Masaharu Fukuyama singles chronology
| "Sō (New Love New World)" (2008) | "Keshin" (2009) | "Hatsukoi" (2009) |

= Keshin (song) =

"Keshin" (化身, lit. "Reincarnation") is the twenty-fourth single by Japanese artist Masaharu Fukuyama.
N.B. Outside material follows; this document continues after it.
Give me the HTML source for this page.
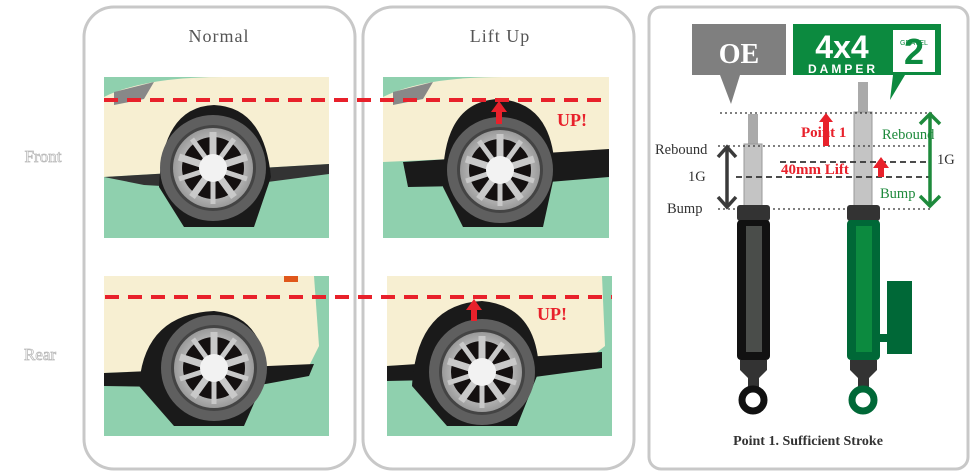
<!DOCTYPE html>
<html><head><meta charset="utf-8"><style>html,body{margin:0;padding:0;background:#fff}svg{display:block}</style></head>
<body>
<svg width="980" height="476" viewBox="0 0 980 476" xmlns="http://www.w3.org/2000/svg" font-family="Liberation Serif, serif">
<defs>
<radialGradient id="rim" cx="0.5" cy="0.5" r="0.5"><stop offset="0" stop-color="#fff"/><stop offset="1" stop-color="#9a9a9a"/></radialGradient>
<g id="wh">
  <circle r="53" fill="#5f5f5f"/>
  <circle r="43" fill="#444"/>
  <circle r="40" fill="url(#rim)"/>
  <circle r="31" fill="#141010"/>
  <g stroke="#c9c9c9" stroke-width="7">
    <line x1="0" y1="0" x2="0" y2="-36"/><line x1="0" y1="0" x2="34" y2="-11"/><line x1="0" y1="0" x2="21" y2="29"/><line x1="0" y1="0" x2="-21" y2="29"/><line x1="0" y1="0" x2="-34" y2="-11"/>
    <line x1="0" y1="0" x2="21" y2="-29" stroke-width="5"/><line x1="0" y1="0" x2="34" y2="11" stroke-width="5"/><line x1="0" y1="0" x2="0" y2="36" stroke-width="5"/><line x1="0" y1="0" x2="-34" y2="11" stroke-width="5"/><line x1="0" y1="0" x2="-21" y2="-29" stroke-width="5"/>
  </g>
  <circle r="14" fill="#f2f2f2"/>
</g>
</defs>
<rect x="84" y="7" width="271" height="462" rx="30" fill="#fff" stroke="#c8c8c8" stroke-width="3"/>
<rect x="363" y="7" width="271" height="462" rx="30" fill="#fff" stroke="#c8c8c8" stroke-width="3"/>
<rect x="649" y="7" width="319" height="462" rx="12" fill="#fff" stroke="#c8c8c8" stroke-width="3"/>
<text x="219" y="42" font-size="18" fill="#555" text-anchor="middle" letter-spacing="1">Normal</text>
<text x="500" y="42" font-size="18" fill="#555" text-anchor="middle" letter-spacing="1">Lift Up</text>
<text x="43" y="162" font-size="17" fill="#fff" stroke="#bbb" stroke-width="0.8" text-anchor="middle">Front</text>
<text x="40" y="360" font-size="17" fill="#fff" stroke="#bbb" stroke-width="0.8" text-anchor="middle">Rear</text>

<svg x="104" y="77" width="225" height="161" viewBox="0 0 225 161">
<rect width="225" height="161" fill="#8fd0ae"/>
<path d="M0 20 Q40 0 120 0 L225 0 L225 87 L0 100Z" fill="#f7efd2"/>
<path d="M0 100 L225 87 L225 97 L110 112 L40 108 Z" fill="#333"/>
<path d="M55 110 Q58 30 110 28 Q160 30 167 100 L150 150 L80 150Z" fill="#1a1a1a"/>
<path d="M10 15 L50 5 L40 22 L10 28Z" fill="#888"/>
<use href="#wh" x="109" y="91"/>
</svg>
<svg x="383" y="77" width="226" height="161" viewBox="0 0 226 161">
<rect width="226" height="161" fill="#8fd0ae"/>
<path d="M0 20 Q40 0 120 0 L226 0 L226 75 L0 85Z" fill="#f7efd2"/>
<path d="M20 85 L226 72 L226 100 L130 108 L25 110 Z" fill="#1a1a1a"/>
<path d="M60 110 Q58 25 115 22 Q170 25 172 95 L160 150 L80 150Z" fill="#1a1a1a"/>
<path d="M10 15 L50 5 L40 22 L10 28Z" fill="#888"/>
<use href="#wh" x="117" y="93"/>
</svg>
<svg x="104" y="276" width="225" height="160" viewBox="0 0 225 160">
<rect width="225" height="160" fill="#8fd0ae"/>
<path d="M0 0 L210 0 L215 70 L205 90 L0 97Z" fill="#f7efd2"/>
<path d="M0 97 L210 88 L205 100 L140 112 L0 110Z" fill="#1a1a1a"/>
<path d="M35 110 Q40 38 110 35 Q160 40 162 100 L140 150 L70 150Z" fill="#1a1a1a"/>
<rect x="180" y="0" width="14" height="6" fill="#e0571b"/>
<use href="#wh" x="110" y="92"/>
</svg>
<svg x="387" y="276" width="225" height="160" viewBox="0 0 225 160">
<rect width="225" height="160" fill="#8fd0ae"/>
<path d="M0 0 L215 0 L218 70 L205 80 L0 90Z" fill="#f7efd2"/>
<path d="M0 90 L215 76 L215 92 L140 102 L0 105Z" fill="#1a1a1a"/>
<path d="M25 110 Q30 28 95 25 Q150 30 152 95 L130 150 L60 150Z" fill="#1a1a1a"/>
<use href="#wh" x="95" y="96"/>
</svg>

<line x1="104" y1="100" x2="609" y2="100" stroke="#e8212b" stroke-width="4" stroke-dasharray="14,9"/>
<line x1="105" y1="297" x2="612" y2="297" stroke="#e8212b" stroke-width="4" stroke-dasharray="14,9"/>
<path d="M496 124 L496 112 L491 112 L499 101 L507 112 L502 112 L502 124Z" fill="#e8212b"/>
<path d="M471 321 L471 310 L466 310 L474 299 L482 310 L477 310 L477 321Z" fill="#e8212b"/>
<text x="557" y="126" font-size="18" font-weight="bold" fill="#e8212b">UP!</text>
<text x="537" y="320" font-size="18" font-weight="bold" fill="#e8212b">UP!</text>

<path d="M692 24 H786 V75 H740 L731 104 L720 75 H692Z" fill="#7f7f7f"/>
<text x="739" y="63" font-size="28" font-weight="bold" fill="#fff" text-anchor="middle">OE</text>
<path d="M793 24 H941 V75 H905 L890 100 L893 75 H793Z" fill="#0c8a3f"/>
<text x="842" y="58" font-size="32" font-weight="bold" fill="#fff" font-family="Liberation Sans, sans-serif" text-anchor="middle">4x4</text>
<text x="843" y="73" font-size="12" font-weight="bold" fill="#fff" font-family="Liberation Sans, sans-serif" text-anchor="middle" letter-spacing="3">DAMPER</text>
<rect x="893" y="30" width="42" height="42" fill="#fff"/>
<text x="914" y="64" font-size="36" font-weight="bold" fill="#0c8a3f" font-family="Liberation Sans, sans-serif" text-anchor="middle">2</text>
<text x="914" y="45" font-size="7" fill="#0c8a3f" font-family="Liberation Sans, sans-serif" text-anchor="middle">GRAVEL</text>

<rect x="748" y="114" width="10" height="30" fill="#aaa"/>
<rect x="744" y="144" width="18" height="62" fill="#c4c4c4" stroke="#999"/>
<rect x="737" y="205" width="33" height="16" rx="3" fill="#333"/>
<rect x="737" y="220" width="33" height="140" rx="4" fill="#111"/>
<rect x="746" y="226" width="16" height="126" fill="#4a4d4a"/>
<path d="M740 360 H767 V370 L759 378 V388 H748 V378 L740 370Z" fill="#333"/>
<circle cx="753" cy="400" r="11" fill="none" stroke="#111" stroke-width="7"/>
<rect x="858" y="82" width="10" height="30" fill="#aaa"/>
<rect x="854" y="112" width="18" height="94" fill="#c4c4c4" stroke="#999"/>
<rect x="847" y="205" width="33" height="16" rx="3" fill="#333"/>
<rect x="847" y="220" width="33" height="140" rx="4" fill="#006837"/>
<rect x="856" y="226" width="16" height="126" fill="#0c8a3f"/>
<rect x="880" y="334" width="9" height="8" fill="#006837"/>
<rect x="887" y="281" width="25" height="73" fill="#006837"/>
<path d="M850 360 H877 V370 L869 378 V388 H858 V378 L850 370Z" fill="#333"/>
<circle cx="863" cy="400" r="11" fill="none" stroke="#006837" stroke-width="7"/>

<g stroke="#333" stroke-width="1.3" stroke-dasharray="2,3">
<line x1="720" y1="113" x2="932" y2="113"/>
<line x1="718" y1="146" x2="928" y2="146"/>
<line x1="718" y1="209" x2="930" y2="209"/>
</g>
<g stroke="#333" stroke-width="1.8" stroke-dasharray="6,4">
<line x1="736" y1="177" x2="930" y2="177"/>
<line x1="780" y1="162" x2="930" y2="162"/>
</g>
<g stroke="#3a3a3a" stroke-width="3.5" fill="none">
<line x1="727" y1="148" x2="727" y2="206"/>
<polyline points="718,157 727,147 736,157"/>
<polyline points="718,197 727,207 736,197"/>
</g>
<g stroke="#1e8a3c" stroke-width="3.5" fill="none">
<line x1="930" y1="114" x2="930" y2="206"/>
<polyline points="920,124 930,114 940,124"/>
<polyline points="920,196 930,206 940,196"/>
</g>
<path d="M823 146 V122 H819 L826 113 L833 122 H829 V146Z" fill="#e8212b"/>
<path d="M878 177 V168 H873 L881 157 L889 168 H884 V177Z" fill="#e8212b"/>
<g font-size="14.5">
<text x="655" y="154" fill="#333">Rebound</text>
<text x="688" y="181" fill="#333">1G</text>
<text x="667" y="213" fill="#333">Bump</text>
<text x="801" y="137" fill="#e8212b" font-weight="bold" font-size="15">Point 1</text>
<text x="781" y="174" fill="#e8212b" font-weight="bold" font-size="15">40mm Lift</text>
<text x="882" y="139" fill="#1e8a3c">Rebound</text>
<text x="937" y="164" fill="#333">1G</text>
<text x="880" y="198" fill="#1e8a3c">Bump</text>
<text x="808" y="445" fill="#333" font-weight="bold" text-anchor="middle" font-size="14">Point 1. Sufficient Stroke</text>
</g>
</svg>
</body></html>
It was released on 20 May 2009. Keshin was used as the drama Majo Saiban's theme song. "Kiss Shite" (KISSして) is a self-covered version of KOH+ single (collaboration with Kou Shibasaki) and "Tsuioku no Ame no Naka (Live Take)" (追憶の雨の中) is taken from his performance in Daikanshasai 2008. This single was released in three different versions – Limited Towel version, Limited DVD version and Normal version.

==Track listing==
===Limited Towel Edition===
1. Keshin
2. Michishirube (道標)
3. Kiss Shite (KISSして)
4. Tsuioku no Ame no Naka (Live Take) (追憶の雨の中)
5. Keshin (original karaoke)
6. Michishirube (道標) (original karaoke)
7. KISS Shite (KISSして) (original karaoke)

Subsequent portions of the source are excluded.